* _The data_:
— BEGIN —

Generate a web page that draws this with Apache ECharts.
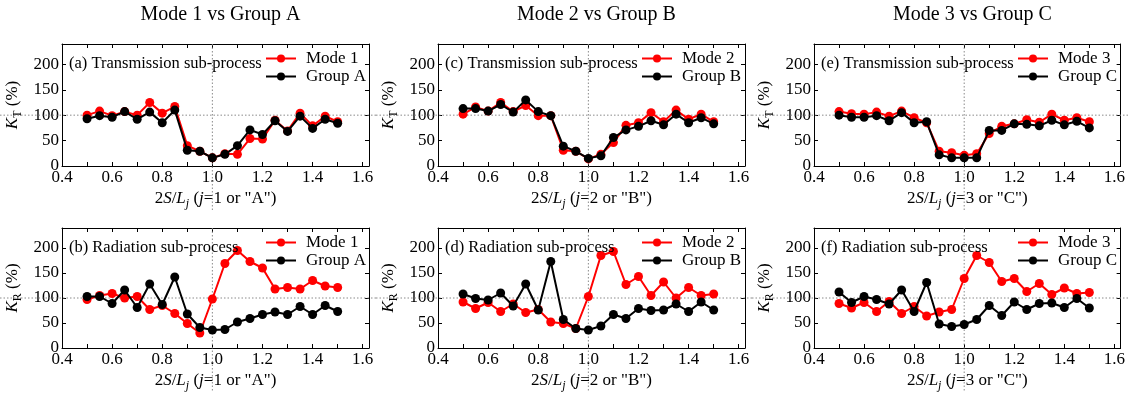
<!DOCTYPE html>
<html>
<head>
<meta charset="utf-8">
<script src="https://cdn.jsdelivr.net/npm/echarts@6/dist/echarts.min.js"></script>
<style>
html, body { margin: 0; padding: 0; background: #fff; }
#main { width: 1128px; height: 399px; }
</style>
</head>
<body>
<div id="main"></div>
<script>
var chart = echarts.init(document.getElementById('main'));

var xs = [0.5, 0.55, 0.6, 0.65, 0.7, 0.75, 0.8, 0.85, 0.9, 0.95, 1.0,
          1.05, 1.1, 1.15, 1.2, 1.25, 1.3, 1.35, 1.4, 1.45, 1.5];

var kT_mode1  = [100, 108, 99, 107, 100, 125, 104, 117, 40, 29, 16, 24, 23, 54, 53, 90, 69, 104, 79, 98, 87];
var kT_groupA = [93, 99, 96, 107, 92, 106, 85, 110, 31, 29, 16, 23, 40, 71, 62, 89, 68, 98, 74, 92, 84];
var kT_mode2  = [102, 116, 108, 125, 107, 119, 99, 99, 31, 29, 14, 23, 46, 80, 85, 105, 87, 110, 92, 102, 87];
var kT_groupB = [113, 113, 108, 121, 106, 130, 107, 99, 39, 29, 15, 20, 56, 71, 78, 89, 81, 102, 85, 95, 83];
var kT_mode3  = [107, 103, 102, 106, 98, 108, 95, 85, 29, 26, 21, 24, 64, 78, 83, 91, 86, 102, 90, 95, 87];
var kT_groupC = [100, 96, 96, 99, 89, 105, 85, 87, 22, 16, 16, 16, 70, 70, 83, 82, 79, 90, 81, 88, 75];

var kR_mode1  = [97, 105, 109, 100, 103, 77, 85, 69, 49, 30, 98, 169, 195, 173, 160, 118, 121, 118, 135, 124, 121];
var kR_groupA = [103, 103, 89, 116, 81, 128, 87, 142, 68, 41, 36, 37, 52, 59, 67, 72, 67, 83, 67, 85, 73];
var kR_mode2  = [92, 79, 91, 73, 88, 71, 77, 52, 49, 39, 103, 185, 193, 127, 143, 105, 132, 100, 121, 105, 108];
var kR_groupB = [108, 99, 96, 110, 84, 128, 76, 173, 57, 39, 36, 44, 67, 59, 79, 75, 76, 88, 73, 92, 76];
var kR_mode3  = [89, 80, 91, 73, 93, 69, 83, 64, 72, 77, 139, 185, 171, 133, 139, 113, 129, 107, 120, 109, 111];
var kR_groupC = [112, 91, 103, 97, 88, 116, 73, 131, 48, 43, 47, 57, 85, 65, 92, 77, 89, 90, 81, 99, 80];

var colTitles = ['Mode 1 vs Group A', 'Mode 2 vs Group B', 'Mode 3 vs Group C'];
var jText = ['1 or "A"', '2 or "B"', '3 or "C"'];
var refX = 1.0, refY = 100;

var panels = [
    { col: 0, row: 0, label: '(a) Transmission sub-process', red: kT_mode1, black: kT_groupA, rn: 'Mode 1', bn: 'Group A', k: 'T' },
    { col: 0, row: 1, label: '(b) Radiation sub-process',    red: kR_mode1, black: kR_groupA, rn: 'Mode 1', bn: 'Group A', k: 'R' },
    { col: 1, row: 0, label: '(c) Transmission sub-process', red: kT_mode2, black: kT_groupB, rn: 'Mode 2', bn: 'Group B', k: 'T' },
    { col: 1, row: 1, label: '(d) Radiation sub-process',    red: kR_mode2, black: kR_groupB, rn: 'Mode 2', bn: 'Group B', k: 'R' },
    { col: 2, row: 0, label: '(e) Transmission sub-process', red: kT_mode3, black: kT_groupC, rn: 'Mode 3', bn: 'Group C', k: 'T' },
    { col: 2, row: 1, label: '(f) Radiation sub-process',    red: kR_mode3, black: kR_groupC, rn: 'Mode 3', bn: 'Group C', k: 'R' }
];

var FONT = '"Liberation Serif", "Times New Roman", serif';
var gridLeft = [62, 438, 814];
var gridTop = [44, 228];
var gridH = [122, 120];
var gridW = 307;

function rich() {
    return {
        n: { fontFamily: FONT, fontSize: 17, color: '#000', lineHeight: 17 },
        i: { fontFamily: FONT, fontSize: 17, color: '#000', fontStyle: 'italic', lineHeight: 17 },
        sub: { fontFamily: FONT, fontSize: 12, color: '#000', verticalAlign: 'bottom', lineHeight: 23 },
        isub: { fontFamily: FONT, fontSize: 12, color: '#000', fontStyle: 'italic', verticalAlign: 'bottom', lineHeight: 23 }
    };
}

var grids = [], xAxes = [], yAxes = [], series = [], legends = [], titles = [];

colTitles.forEach(function (t, c) {
    titles.push({
        text: t, left: gridLeft[c] + gridW / 2, top: 0, textAlign: 'center',
        textStyle: { fontFamily: FONT, fontSize: 20, fontWeight: 'normal', color: '#000' }
    });
});

var tickStyle = { show: true, inside: true, length: 4, lineStyle: { color: '#000', width: 1 } };
var lineStyleAx = { show: true, onZero: false, lineStyle: { color: '#000', width: 1 } };

panels.forEach(function (p, i) {
    var L = gridLeft[p.col], T = gridTop[p.row], H = gridH[p.row];
    grids.push({ left: L, top: T, width: gridW, height: H, containLabel: false });

    var xBase = {
        type: 'value', gridIndex: i, min: 0.4, max: 1.625, interval: 0.2,
        axisLine: lineStyleAx, axisTick: tickStyle,
        minorTick: { show: true, splitNumber: 2, length: 4, lineStyle: { color: '#000', width: 1 } },
        splitLine: { show: false }, minorSplitLine: { show: false }
    };
    xAxes.push(Object.assign({}, xBase, {
        position: 'bottom',
        axisLabel: {
            show: true, margin: 3, showMaxLabel: false,
            fontFamily: FONT, fontSize: 17, color: '#000',
            formatter: function (v) { return v.toFixed(1); }
        },
        name: '{n|2}{i|S}{n|/}{i|L}{isub|j}{n| (}{i|j}{n|=' + jText[p.col] + ')}',
        nameLocation: 'middle', nameGap: 21,
        nameTextStyle: { rich: rich() }
    }));
    xAxes.push(Object.assign({}, xBase, { position: 'top', axisLabel: { show: false } }));

    var yBase = {
        type: 'value', gridIndex: i, min: 0, max: 240, interval: 50,
        axisLine: lineStyleAx, axisTick: tickStyle,
        splitLine: { show: false }
    };
    yAxes.push(Object.assign({}, yBase, {
        position: 'left',
        axisLabel: { show: true, margin: 3, showMaxLabel: false, fontFamily: FONT, fontSize: 17, color: '#000' },
        name: '{i|K}{sub|' + p.k + '}{n| (%)}',
        nameLocation: 'middle', nameGap: 38, nameRotate: 90,
        nameTextStyle: { rich: rich() }
    }));
    yAxes.push(Object.assign({}, yBase, { position: 'right', axisLabel: { show: false } }));

    function mk(name, vals, color, z) {
        return {
            name: name, type: 'line', xAxisIndex: 2 * i, yAxisIndex: 2 * i,
            data: xs.map(function (x, k) { return [x, vals[k]]; }),
            symbol: 'circle', symbolSize: 9, z: z,
            lineStyle: { color: color, width: 2 },
            itemStyle: { color: color },
            emphasis: { disabled: true },
            animation: false
        };
    }
    series.push(mk(p.rn, p.red, '#ff0000', 3));
    series.push(mk(p.bn, p.black, '#000000', 4));

    legends.push({
        data: [p.rn, p.bn], orient: 'vertical', left: L + 203, top: T + 6,
        padding: 0, itemGap: 1, itemWidth: 30, itemHeight: 10,
        selectedMode: false,
        textStyle: { fontFamily: FONT, fontSize: 17, color: '#000', lineHeight: 17, padding: [0, 0, 0, 5] }
    });

    titles.push({
        text: p.label, left: L + 2, top: T + 6,
        textStyle: { fontFamily: FONT, fontSize: 16.5, fontWeight: 'normal', color: '#000' }
    });
});

chart.setOption({
    backgroundColor: '#fff',
    animation: false,
    title: titles,
    grid: grids,
    xAxis: xAxes,
    yAxis: yAxes,
    legend: legends,
    series: series
});

// dotted reference lines at x = 1.0 and y = 100, extending past the plot area
var graphics = [];
panels.forEach(function (p, i) {
    var pt = chart.convertToPixel({ gridIndex: i }, [refX, refY]);
    var T = gridTop[p.row], H = gridH[p.row];
    var dash = { stroke: '#8a8a8a', lineWidth: 1, lineDash: [1.5, 2] };
    graphics.push({
        type: 'line', silent: true, z: 1,
        shape: { x1: pt[0], y1: T, x2: pt[0], y2: T + H + 44 },
        style: dash
    });
    graphics.push({
        type: 'line', silent: true, z: 1,
        shape: { x1: p.col * 376, y1: pt[1], x2: p.col * 376 + 376, y2: pt[1] },
        style: dash
    });
});
chart.setOption({ graphic: graphics });
</script>
</body>
</html>
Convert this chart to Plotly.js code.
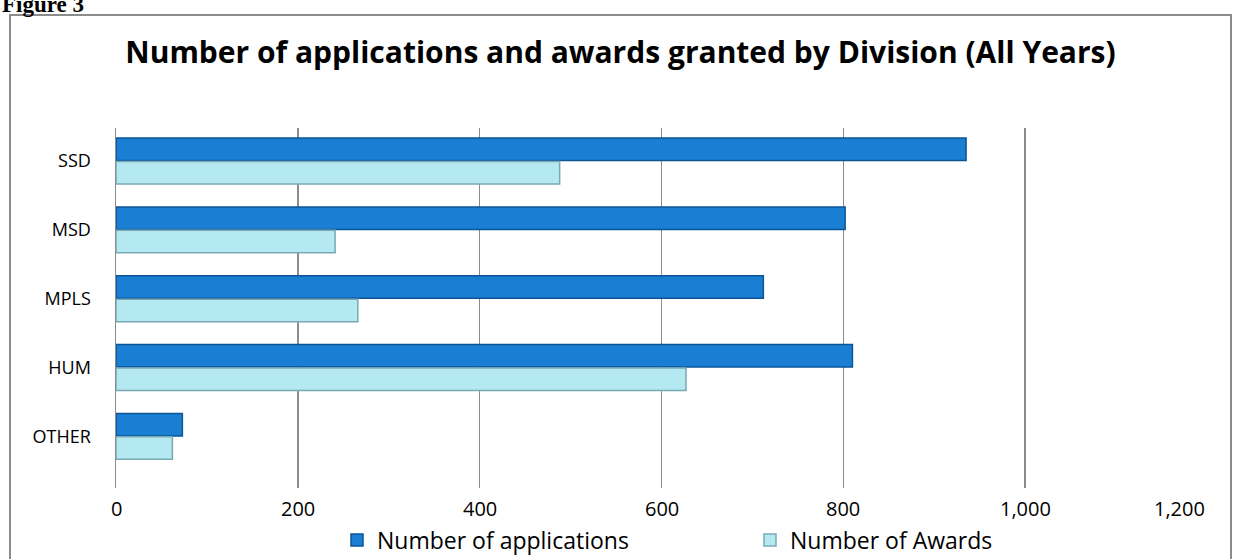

— END —

* _Task objective_:
Return nothing but the lines running from the start of the data to the line with "1.05, 1.1, 1.15, 1.2, 1.25, 1.3, 1.35, 1.4, 1.45, 1.5];", please, both ends included and no pictures.

* _Output below_:
Generate a web page that draws this with Apache ECharts.
<!DOCTYPE html>
<html>
<head>
<meta charset="utf-8">
<script src="https://cdn.jsdelivr.net/npm/echarts@6/dist/echarts.min.js"></script>
<style>
html, body { margin: 0; padding: 0; background: #fff; }
#main { width: 1128px; height: 399px; }
</style>
</head>
<body>
<div id="main"></div>
<script>
var chart = echarts.init(document.getElementById('main'));

var xs = [0.5, 0.55, 0.6, 0.65, 0.7, 0.75, 0.8, 0.85, 0.9, 0.95, 1.0,
          1.05, 1.1, 1.15, 1.2, 1.25, 1.3, 1.35, 1.4, 1.45, 1.5];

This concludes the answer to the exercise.